For Iran, the tankers represent a way to bring money into its cash-starved Shiite theocracy and put its own pressure on the US, which under President Donald Trump has pursued maximalist campaigns against both nations.
But the strategy invites the chance of a renewed confrontation between the Islamic Republic and America both in the Persian Gulf, which saw a series of escalating incidents often involving the oil industry last year, and wider afield.
“This is like a new one for everyone,” says Capt. Ranjith Raja, an analyst who tracks oil shipments by sea at the data firm Refinitiv, of the gasoline shipments. “We haven’t seen anything like this before.”

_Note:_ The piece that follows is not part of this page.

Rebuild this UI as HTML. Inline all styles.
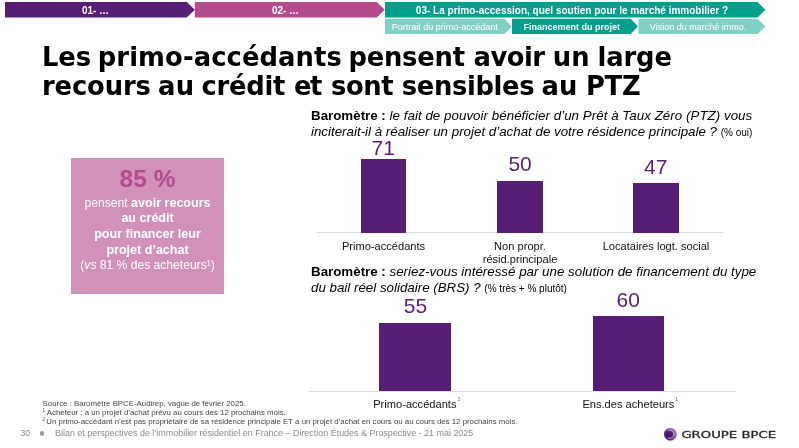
<!DOCTYPE html>
<html lang="fr">
<head>
<meta charset="utf-8">
<title>Les primo-accédants – Groupe BPCE</title>
<style>
*{margin:0;padding:0;box-sizing:border-box}
html,body{width:799px;height:448px;overflow:hidden;background:#fff}
body{position:relative;font-family:"Liberation Sans",sans-serif;color:#000}
svg{position:absolute;left:0;top:0}
.nav{font-weight:bold;font-size:10px;fill:#fff;text-anchor:middle}
.sub{font-size:9px;fill:#fff;text-anchor:middle}
h1{position:absolute;left:0;top:42.7px;width:799px;height:60px;font-family:"DejaVu Sans","Liberation Sans",sans-serif;font-weight:bold;font-size:25.8px;line-height:28.7px;white-space:nowrap}
h1 span{position:absolute}
.q{position:absolute;left:311px;font-size:13.33px;line-height:16.3px;white-space:nowrap}
.q small{font-size:10px}
.val{position:absolute;font-size:21px;color:#5a1e78;text-align:center;width:60px;line-height:20px;white-space:nowrap}
.bar{position:absolute;background:#581d74}
.axis{position:absolute;height:1px;background:#dedede}
.cat{position:absolute;font-size:11.1px;line-height:12.8px;text-align:center;width:160px;color:#111}
.cat sup{font-size:5.2px;color:#8464a6;vertical-align:top;position:relative;top:-1px;left:1px;line-height:1}
.box{position:absolute;left:71.1px;top:157.9px;width:152.9px;height:135.9px;background:#d291b9;color:#fff;text-align:center}
.box .big{position:absolute;left:0;right:0;top:164.5px;font-size:24.5px;font-weight:bold;color:#b44b8c;line-height:28px}
.box .txt{position:absolute;left:0;right:0;font-size:12.55px;line-height:15.65px}
.foot{position:absolute;left:42.6px;font-size:7.84px;color:#444;line-height:9.2px;white-space:nowrap}
.foot sup{font-size:4.5px;vertical-align:top;line-height:1;position:relative;top:1px}
.foot2{position:absolute;left:0;top:427px;font-size:8.95px;color:#8c8c8c;white-space:nowrap;line-height:12px;width:540px;height:12px}
.foot2 span{position:absolute;top:0}
</style>
</head>
<body>
<svg width="799" height="448" viewBox="0 0 799 448">
  <polygon points="5,2 186.7,2 194.8,9.75 186.7,17.5 5,17.5" fill="#581d74"/>
  <polygon points="194.8,2 376.7,2 384.8,9.75 376.7,17.5 194.8,17.5" fill="#b44b8c"/>
  <polygon points="385,2 757.5,2 765.3,9.75 757.5,17.5 385,17.5" fill="#00a08c"/>
  <polygon points="385,18.7 504.5,18.7 511.8,26.4 504.5,34.1 385,34.1" fill="#80d0c6"/>
  <polygon points="512,18.7 630.7,18.7 637.9,26.4 630.7,34.1 512,34.1" fill="#00a08c"/>
  <polygon points="638.5,18.7 757.5,18.7 765.3,26.4 757.5,34.1 638.5,34.1" fill="#80d0c6"/>
  <text class="nav" x="95.5" y="13.5">01- …</text>
  <text class="nav" x="285.5" y="13.5">02- …</text>
  <text class="nav" x="572" y="13.5">03- La primo-accession, quel soutien pour le marché immobilier ?</text>
  <text class="sub" x="444.7" y="29.8">Portrait du primo-accédant</text>
  <text class="sub" x="571.7" y="29.8" style="font-weight:bold">Financement du projet</text>
  <text class="sub" x="698" y="29.8">Vision du marché immo.</text>
</svg>

<h1><span style="left:41.9px;top:0px;letter-spacing:0.0px">Les</span> <span style="left:97.8px;top:0px;letter-spacing:0.09px">primo-accédants</span> <span style="left:348.4px;top:0px;letter-spacing:-0.2px">pensent</span> <span style="left:473.5px;top:0px;letter-spacing:-0.5px">avoir</span> <span style="left:552.8px;top:0px;letter-spacing:0.2px">un</span> <span style="left:597.4px;top:0px;letter-spacing:-0.1px">large</span>
<span style="left:41.9px;top:29.1px;letter-spacing:-0.1px">recours</span> <span style="left:158.1px;top:29.1px;letter-spacing:0.2px">au</span> <span style="left:201.5px;top:29.1px;letter-spacing:-0.24px">crédit</span> <span style="left:294.0px;top:29.1px;letter-spacing:-1.4px">et</span> <span style="left:331.0px;top:29.1px;letter-spacing:-0.4px">sont</span> <span style="left:401.7px;top:29.1px;letter-spacing:-0.33px">sensibles</span> <span style="left:541.5px;top:29.1px;letter-spacing:0.2px">au</span> <span style="left:586.0px;top:29.1px;letter-spacing:-0.3px">PTZ</span></h1>

<div class="box">
  <div class="big" style="top:6.7px">85 %</div>
  <div class="txt" style="top:37.9px"><span style="font-size:12.1px">pensent</span> <b>avoir recours<br>au crédit<br>pour financer leur<br>projet d’achat</b><br><span style="font-size:12.1px">(<i>vs</i> 81 % des acheteurs¹)</span></div>
</div>

<div class="q" style="top:108px"><b>Baromètre :</b> <i><span style="letter-spacing:0.04px">le fait de pouvoir bénéficier d’un Prêt à Taux Zéro (PTZ) vous</span><br>inciterait-il à réaliser un projet d’achat de votre résidence principale ?</i> <small>(% oui)</small></div>

<div class="axis" style="left:315.5px;top:232.1px;width:408.5px"></div>
<div class="val" style="left:353.2px;top:137.8px">71</div>
<div class="val" style="left:490.1px;top:153.8px">50</div>
<div class="val" style="left:625.8px;top:156.9px">47</div>
<div class="bar" style="left:360.8px;top:158.5px;width:45.3px;height:74.1px"></div>
<div class="bar" style="left:497px;top:180.6px;width:45.6px;height:52px"></div>
<div class="bar" style="left:633.2px;top:183.3px;width:45.7px;height:49.3px"></div>
<div class="cat" style="left:303.5px;top:240px">Primo-accédants</div>
<div class="cat" style="left:440px;top:240px">Non propr.<br>résid.principale</div>
<div class="cat" style="left:576px;top:240px">Locataires logt. social</div>

<div class="q" style="top:264.2px"><b>Baromètre :</b> <i>seriez-vous intéressé par une solution de financement du type<br>du bail réel solidaire (BRS) ?</i> <small>(% très + % plutôt)</small></div>

<div class="axis" style="left:307.7px;top:391px;width:428px"></div>
<div class="val" style="left:385.4px;top:295.8px">55</div>
<div class="val" style="left:598.2px;top:289.6px">60</div>
<div class="bar" style="left:379.2px;top:322.8px;width:71.7px;height:68.7px"></div>
<div class="bar" style="left:592.5px;top:316.1px;width:71.8px;height:75.4px"></div>
<div class="cat" style="left:336.3px;top:398px">Primo-accédants<sup>2</sup></div>
<div class="cat" style="left:549.8px;top:398px">Ens.des acheteurs<sup>1</sup></div>

<div class="foot" style="top:399px">Source : Baromètre BPCE-Audirep, vague de février 2025.<br><sup>1</sup> Acheteur : a un projet d’achat prévu au cours des 12 prochains mois.<br><sup>2 </sup>Un primo-accédant n’est pas propriétaire de sa résidence principale ET a un projet d’achat en cours ou au cours des 12 prochains mois.</div>

<div class="foot2"><span style="left:20.5px;font-size:8.6px">30</span><span style="left:39.8px;top:4.2px;width:4.4px;height:4.4px;border-radius:50%;background:#9a9a9a"></span><span style="left:55px">Bilan et perspectives de l’immobilier résidentiel en France – Direction Études &amp; Prospective - 21 mai 2025</span></div>

<svg width="799" height="448" viewBox="0 0 799 448" style="pointer-events:none">
  <defs>
    <radialGradient id="lg" cx="0.3" cy="0.62" r="0.8">
      <stop offset="0" stop-color="#431060"/>
      <stop offset="0.45" stop-color="#5f2a7a"/>
      <stop offset="0.8" stop-color="#a27bb4"/>
      <stop offset="1" stop-color="#e9deee"/>
    </radialGradient>
  </defs>
  <circle cx="670.5" cy="434.2" r="6.5" fill="url(#lg)"/>
  <path d="M668.2 430.2 a4.2 4.2 0 1 1 -0.4 7.6" fill="none" stroke="#d9c3e4" stroke-width="1" opacity="0.8"/>
  <path d="M669.2 432.6 a1.7 1.7 0 1 1 -0.2 2.6" fill="none" stroke="#3d0d58" stroke-width="0.8" opacity="0.7"/>
  <text x="681.4" y="437.6" textLength="94.6" lengthAdjust="spacingAndGlyphs" style="font-family:'DejaVu Sans','Liberation Sans',sans-serif;font-size:9px;fill:#26262c;stroke:#26262c;stroke-width:0.3px">GROUPE BPCE</text>
</svg>
</body>
</html>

All the vessels involved belong to Iranian state-owned or state-linked companies, flying under the Iranian flag. Since a pressure campaign on Iranian vessels began, notably with the temporary seizure of an Iranian tanker last year by Gibraltar, the country’s ships have been unable to fly flags of convenience of other nations, a common practice in international shipping.
The ships all appear to have been loaded from the Persian Gulf Star Refinery near Bandar Abbas, Iran, which makes gasoline, Raja says. The ships then traveled around the Arabian Peninsula and through the Suez Canal into the Mediterranean Sea, according to data collected from the ship’s Automatic Identification System, or AIS, which acts as a tracking beacon.